Sengketa Pulau Aceh-Sumut, DPR Minta Pemerintah Kedepankan Musyawarah
Polemik kepemilikan empat pulau yang terletak di antara Provinsi Aceh dan Sumatera Utara kembali mencuat. Anggota Komisi II DPR RI, Muhammad Khozin, menekankan pentingnya mengedepankan musyawarah mufakat dalam menyelesaikan sengketa wilayah ini. Ia menyarankan agar Kementerian Dalam Negeri (Kemendagri) mengambil pendekatan yang lebih harmonis dan elegan, alih-alih hanya berpegang pada aspek hukum formal.

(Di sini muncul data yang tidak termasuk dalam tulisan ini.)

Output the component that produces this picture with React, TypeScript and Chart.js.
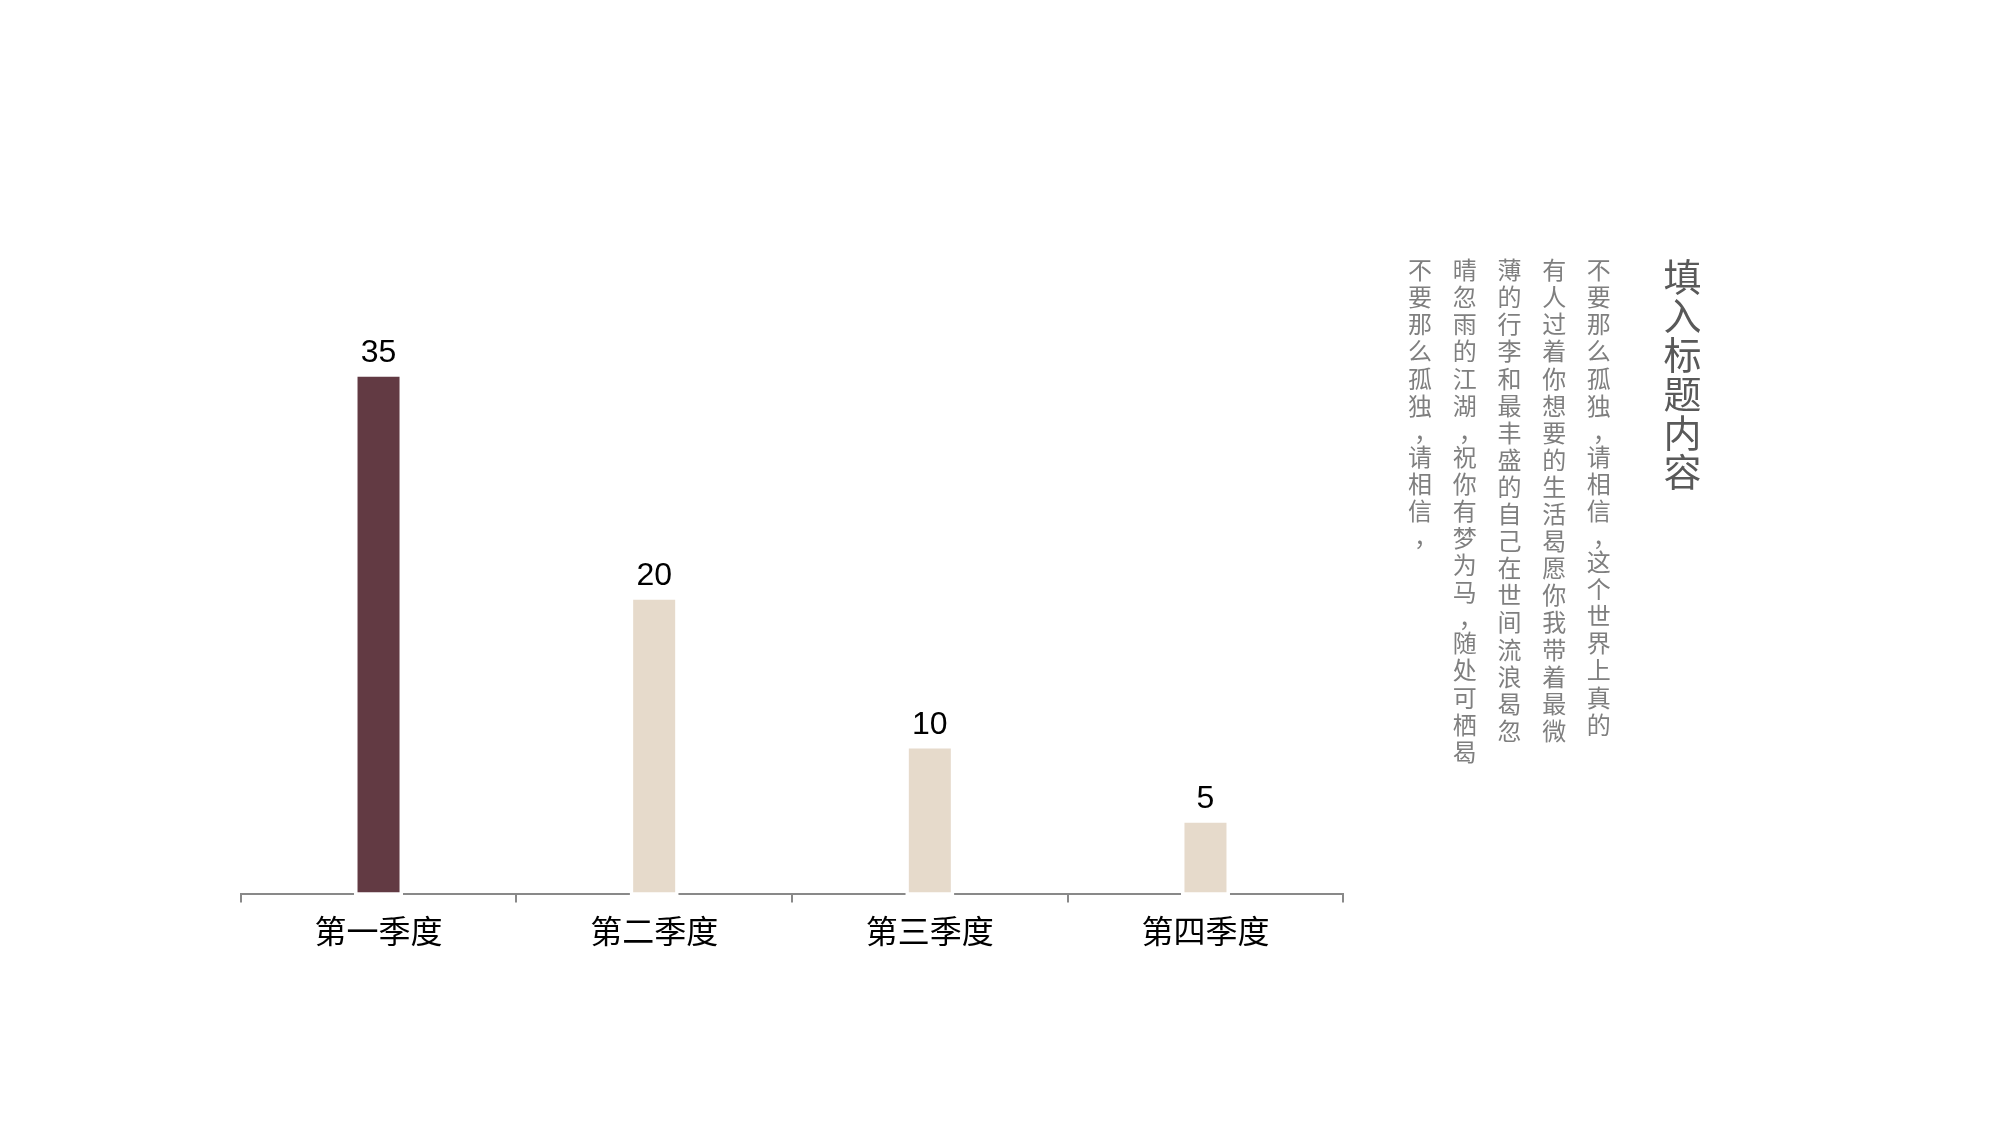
import React, { useEffect, useRef } from "react";
import { Chart, registerables } from "chart.js";

Chart.register(...registerables);

const categories = ["第一季度", "第二季度", "第三季度", "第四季度"];
const values = [35, 20, 10, 5];
const barColors = ["#623A43", "#E6DACB", "#E6DACB", "#E6DACB"];
const yMin = 0;
const yMax = 40;

const title = "填入标题内容";
const bodyColumns = [
  "不要那么孤独，请相信，这个世界上真的",
  "有人过着你想要的生活曷愿你我带着最微",
  "薄的行李和最丰盛的自己在世间流浪曷忽",
  "晴忽雨的江湖，祝你有梦为马，随处可栖曷",
  "不要那么孤独，请相信，",
];

const valueLabelPlugin = {
  id: "valueLabels",
  afterDatasetsDraw(chart: any) {
    const ctx = chart.ctx;
    const meta = chart.getDatasetMeta(0);
    ctx.save();
    ctx.font = "32px 'Liberation Sans', Arial, sans-serif";
    ctx.fillStyle = "#000000";
    ctx.textAlign = "center";
    ctx.textBaseline = "alphabetic";
    meta.data.forEach((bar: any, i: number) => {
      const v = chart.data.datasets[0].data[i];
      ctx.fillText(String(v), bar.x, bar.y - 11);
    });
    ctx.restore();
  },
};

function renderColumn(line: string) {
  const parts = line.split("，");
  const out: React.ReactNode[] = [];
  parts.forEach((p, i) => {
    out.push(<React.Fragment key={"t" + i}>{p}</React.Fragment>);
    if (i < parts.length - 1) {
      out.push(
        <span
          key={"c" + i}
          style={{
            display: "inline-block",
            transform: "translate(6px, -3px)",
          }}
        >
          <span style={{ textCombineUpright: "all" } as any}>，</span>
        </span>
      );
    }
  });
  return out;
}

export default function App() {
  const canvasRef = useRef<HTMLCanvasElement | null>(null);

  useEffect(() => {
    if (!canvasRef.current) return;
    const chart = new Chart(canvasRef.current, {
      type: "bar",
      data: {
        labels: categories,
        datasets: [
          {
            data: values,
            backgroundColor: barColors,
            borderColor: "#FFFFFF",
            borderWidth: 3.5,
            borderSkipped: false,
            base: -0.15,
            barPercentage: 0.1778,
            categoryPercentage: 1,
            clip: false,
          } as any,
        ],
      },
      options: {
        responsive: false,
        animation: false,
        devicePixelRatio: 1,
        layout: { padding: { left: 240.7, right: 656.7, top: 299, bottom: 166 } },
        plugins: {
          legend: { display: false },
          tooltip: { enabled: false },
        },
        scales: {
          x: {
            grid: {
              display: true,
              drawOnChartArea: false,
              drawTicks: true,
              tickLength: 9,
              color: "#898989",
              lineWidth: 2,
              offset: true,
            },
            border: { display: true, color: "#898989", width: 2 },
            ticks: {
              color: "#000000",
              font: { family: "'Noto Sans CJK SC', sans-serif", size: 32 },
              padding: 9,
              maxRotation: 0,
              autoSkip: false,
            },
          },
          y: { display: false, min: yMin, max: yMax },
        },
      },
      plugins: [valueLabelPlugin],
    });
    return () => chart.destroy();
  }, []);

  return (
    <div
      style={{
        position: "absolute",
        left: 0,
        top: 0,
        width: 2000,
        height: 1125,
        overflow: "hidden",
        background: "#FFFFFF",
      }}
    >
      <canvas
        ref={canvasRef}
        width={2000}
        height={1125}
        style={{ position: "absolute", left: 0, top: 0, width: 2000, height: 1125 }}
      />
      <div
        style={{
          position: "absolute",
          left: 1682 - 19,
          top: 258,
          width: 38,
          writingMode: "vertical-rl",
          fontFamily: "'Noto Sans CJK SC', sans-serif",
          fontSize: 38,
          letterSpacing: "1px",
          lineHeight: "38px",
          color: "#595959",
          whiteSpace: "nowrap",
        }}
      >
        {title}
      </div>
      <div
        style={{
          position: "absolute",
          left: 1620.35 - 44.7 * 5,
          top: 258,
          width: 44.7 * 5,
          writingMode: "vertical-rl",
          fontFamily: "'Noto Sans CJK SC', sans-serif",
          fontSize: 24,
          letterSpacing: "3.1px",
          lineHeight: "44.7px",
          color: "#7F7F7F",
          whiteSpace: "nowrap",
        }}
      >
        {bodyColumns.map((line, i) => (
          <div key={i}>{renderColumn(line)}</div>
        ))}
      </div>
    </div>
  );
}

Khozin menjelaskan bahwa meskipun Kemendagri telah mengeluarkan keputusan yang menyatakan keempat pulau tersebut berada di bawah administrasi Sumatera Utara, keputusan ini saja tidak cukup untuk meredam konflik yang telah berlangsung lama. Menurutnya, pemerintah pusat perlu mempertimbangkan nilai-nilai dan kearifan lokal yang hidup dan berkembang di masyarakat Aceh.
"Saya mendapat informasi mengenai adanya tradisi larangan melaut pada hari Jumat di sekitar pulau-pulau tersebut. Aturan ini bahkan tertuang dalam qanun Aceh. Ini adalah contoh nyata bagaimana aspek sosial dan budaya masyarakat setempat terkait erat dengan wilayah sengketa ini," ujar Khozin.
Sengketa ini melibatkan empat pulau yang terletak di dekat pesisir Kabupaten Tapanuli Tengah, yaitu Pulau Mangkir Kecil, Pulau Mangkir Besar, Pulau Panjang, dan Pulau Lipan. Persoalan ini bermula ketika Kemendagri mengeluarkan Kepmendagri Nomor 300.2.2-2138 Tahun 2025 yang menetapkan keempat pulau tersebut masuk ke dalam wilayah administrasi Provinsi Sumatera Utara.
Keputusan ini sontak memicu reaksi dari kedua belah pihak. Pemerintah Provinsi Aceh mengklaim memiliki jejak historis yang kuat di pulau-pulau tersebut, sementara Pemerintah Provinsi Sumatera Utara berpegang pada hasil survei yang dilakukan oleh Kemendagri. Konflik perebutan wilayah ini telah berlangsung selama puluhan tahun dan belum menemukan titik terang. Oleh karena itu, pendekatan musyawarah dan pertimbangan kearifan lokal menjadi kunci untuk mencapai solusi yang adil dan berkelanjutan.